I was wondering if anyone could offer some insight into the following problem:
Let$\mathit{V}$ be a vector space over a field $\mathbb{F}$. Assume that dim$\mathit{V}$ is finite. Let $f_1, \ldots, f_k$ $\in$ $\mathit{V}$ '
Show that $\{f_1, \ldots, f_k\}$ span $\mathit{V}$ ' iff $\bigcap_{i=1}^n \ker(f_i)$ = $\{0\}$
On
I don't think that the solution below is any special, but it deserves attention for the way it's formulated. Assuming that $V$ is finite-dimensional, with dimension $\dim V=n$ and we are given n linear functionals : $f_1, f_2, \dots f_n \in V^{*}$ We have to prove the following : $$\langle f_1, f_2, \dots , f_n \rangle = V^* \Leftrightarrow \bigcap_{1\leq i \leq n} f_i ={0} $$ Proof: $$ \langle f_1, \dots, f_n \rangle =V^{*} \Leftrightarrow \langle f_1, \dots, f_n \rangle ^0 =(V^{*})^0={0}. $$ I used the fact that $V^{**}$ can be identified with $V$ and $U$ with $U^{00}$ respectively.

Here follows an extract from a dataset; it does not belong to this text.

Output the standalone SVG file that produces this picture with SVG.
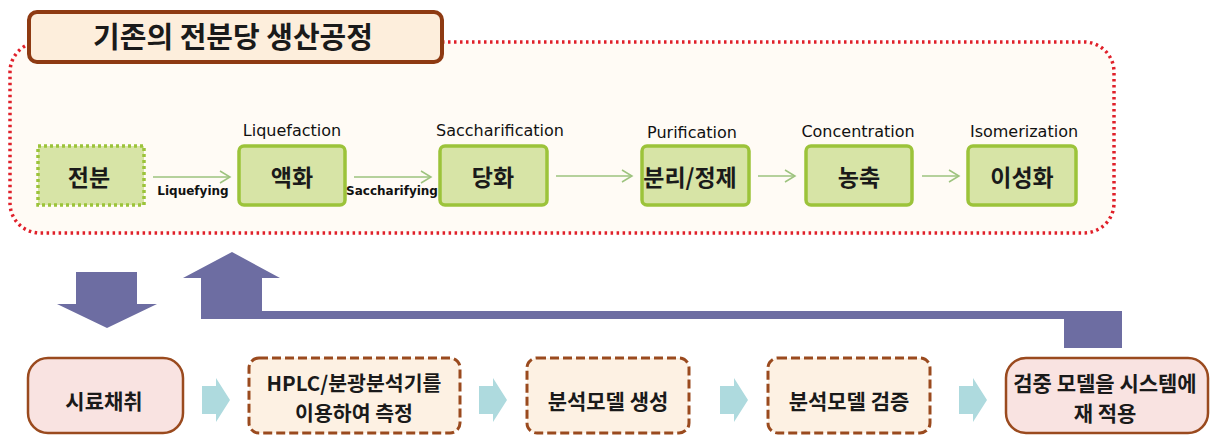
<svg xmlns="http://www.w3.org/2000/svg" width="1213" height="435" viewBox="0 0 1213 435">
<defs>
<style>
.ko{font-family:"Noto Sans CJK KR","Noto Sans",sans-serif;font-weight:bold;fill:#1a1a1a;text-anchor:middle}
.lab{font-family:"DejaVu Sans",sans-serif;font-size:16px;fill:#111;text-anchor:middle}
.clab{font-family:"DejaVu Sans",sans-serif;font-weight:bold;font-size:12px;fill:#111;text-anchor:middle}
.gbox{fill:#D7E4A6;stroke:#9CC33A;stroke-width:3.5}
.gline{stroke:#9DC37E;stroke-width:1.5;fill:none}
.dbox{fill:#FDF1E3;stroke:#9A4A1E;stroke-width:3;stroke-dasharray:9 4}
.pbox{fill:#F9E3E1;stroke:#9A4A1E;stroke-width:2.5}
.cyan{fill:#AEDADE}
.purple{fill:#6D6DA2}
</style>
<marker id="oa" markerWidth="14" markerHeight="14" refX="11" refY="7" orient="auto" markerUnits="userSpaceOnUse">
<path d="M1,1 L11,7 L1,13" fill="none" stroke="#9DC37E" stroke-width="1.5"/>
</marker>
</defs>
<rect width="1213" height="435" fill="#ffffff"/>

<g id="container">
<rect x="10" y="42" width="1104" height="191" rx="30" ry="30" fill="#FFFBF5" stroke="#E0202A" stroke-width="3.5" stroke-dasharray="2.5 3.5"/>
</g>

<g id="title">
<rect x="29" y="12" width="413" height="50" rx="8" ry="8" fill="#FDEEDC" stroke="#8E3A12" stroke-width="4"/>
<text class="ko" x="233" y="48" font-size="29">기존의 전분당 생산공정</text>
</g>

<g id="node-starch">
<rect x="38" y="146" width="106" height="59" fill="#D7E4A6" stroke="#9CC33A" stroke-width="3.5" stroke-dasharray="3 3"/>
<text class="ko" x="89" y="186" font-size="23">전분</text>
</g>
<g id="node-liquefaction">
<text class="lab" x="292" y="136">Liquefaction</text>
<rect class="gbox" x="239" y="146" width="106" height="59" rx="5"/>
<text class="ko" x="292" y="186" font-size="23">액화</text>
</g>
<g id="node-saccharification">
<text class="lab" x="500" y="136">Saccharification</text>
<rect class="gbox" x="440" y="146" width="107" height="59" rx="5"/>
<text class="ko" x="493" y="186" font-size="23">당화</text>
</g>
<g id="node-purification">
<text class="lab" x="692" y="138">Purification</text>
<rect class="gbox" x="642" y="146" width="107" height="59" rx="5"/>
<text class="ko" x="690" y="186" font-size="23">분리/정제</text>
</g>
<g id="node-concentration">
<text class="lab" x="858" y="137">Concentration</text>
<rect class="gbox" x="806" y="146" width="106" height="59" rx="5"/>
<text class="ko" x="859" y="186" font-size="23">농축</text>
</g>
<g id="node-isomerization">
<text class="lab" x="1024" y="137">Isomerization</text>
<rect class="gbox" x="968" y="146" width="108" height="59" rx="5"/>
<text class="ko" x="1022" y="186" font-size="23">이성화</text>
</g>

<g id="node-sampling">
<rect class="pbox" x="28" y="358" width="155" height="75" rx="20"/>
<text class="ko" x="104" y="409" font-size="21">시료채취</text>
</g>
<g id="node-measure">
<rect class="dbox" x="249" y="358" width="211" height="75" rx="10"/>
<text class="ko" x="354" y="391" font-size="20.5">HPLC/분광분석기를</text>
<text class="ko" x="354" y="421" font-size="20.5">이용하여 측정</text>
</g>
<g id="node-model">
<rect class="dbox" x="527" y="358" width="162" height="75" rx="10"/>
<text class="ko" x="608" y="409" font-size="21">분석모델 생성</text>
</g>
<g id="node-verify">
<rect class="dbox" x="768" y="358" width="162" height="75" rx="10"/>
<text class="ko" x="849" y="409" font-size="21">분석모델 검증</text>
</g>
<g id="node-apply">
<rect class="pbox" x="1006" y="358" width="202" height="75" rx="20"/>
<text class="ko" x="1105" y="391" font-size="21">검중 모델을 시스템에</text>
<text class="ko" x="1105" y="421" font-size="21">재 적용</text>
</g>

<g id="connectors">
<line class="gline" x1="153" y1="177" x2="230" y2="177" marker-end="url(#oa)"/>
<text class="clab" x="193" y="195">Liquefying</text>
<line class="gline" x1="354" y1="177" x2="431" y2="177" marker-end="url(#oa)"/>
<text class="clab" x="392" y="195" font-size="11.5">Saccharifying</text>
<line class="gline" x1="556" y1="176" x2="632" y2="176" marker-end="url(#oa)"/>
<line class="gline" x1="758" y1="176" x2="795" y2="176" marker-end="url(#oa)"/>
<line class="gline" x1="922" y1="176" x2="959" y2="176" marker-end="url(#oa)"/>

<polygon class="purple" points="76,272 137,272 137,304 157,304 107,328 57,304 76,304"/>
<polygon class="purple" points="232,252 280,278 262,278 262,311 1122,311 1122,348 1064,348 1064,319 201,319 201,278 183,278"/>

<polygon class="cyan" points="202,386 216,386 216,378 230,400 216,422 216,414 202,414"/>
<polygon class="cyan" points="479,386 493,386 493,378 507,400 493,422 493,414 479,414"/>
<polygon class="cyan" points="720,386 734,386 734,378 748,400 734,422 734,414 720,414"/>
<polygon class="cyan" points="959,386 973,386 973,378 987,400 973,422 973,414 959,414"/>
</g>
</svg>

First suppose $f_1,...,f_n$ is a basis for $V^*$ and $b_1,...,b_n$ is a basis for $V$. Then the matrix $C$ defined by $[C]_{ij} = f_i(b_i)$ is invertible, and if we let $A=C^{-1}$ then the points $\beta_i = \sum_k [A]_{ik} b_k$ satisfy $f_j ( \beta_i) = \delta_{ij}$. That is, $f_k$ is the dual basis for $\beta_k$.
Suppose $f_k$ span $V^*$, and $x \in V$. Without loss of generality we can assume that $f_k$ is a basis for $V^*$. Write $x=\sum_k \alpha_k \beta_k$. Since $\alpha_k = f_k(x)$, we see that if $f_k(x) = 0$ for all $k$ then $x=0$. Hence $\cap_k \ker f_k = \{0\}$.
Now suppose the $f_k$ do not span $V^*$. Without loss of generality we can assume that the $f_k$ are linearly independent. Add functionals $g_j$ such that $f_k,g_j$ form a basis. Construct the basis $\beta_k$ of $V$ as above. Suppose $g_j(\beta_j) = 1$, then we have $f_k(\beta_j) = 0$ for all $k$ and so $\beta_j \in \cap_k \ker f_k$.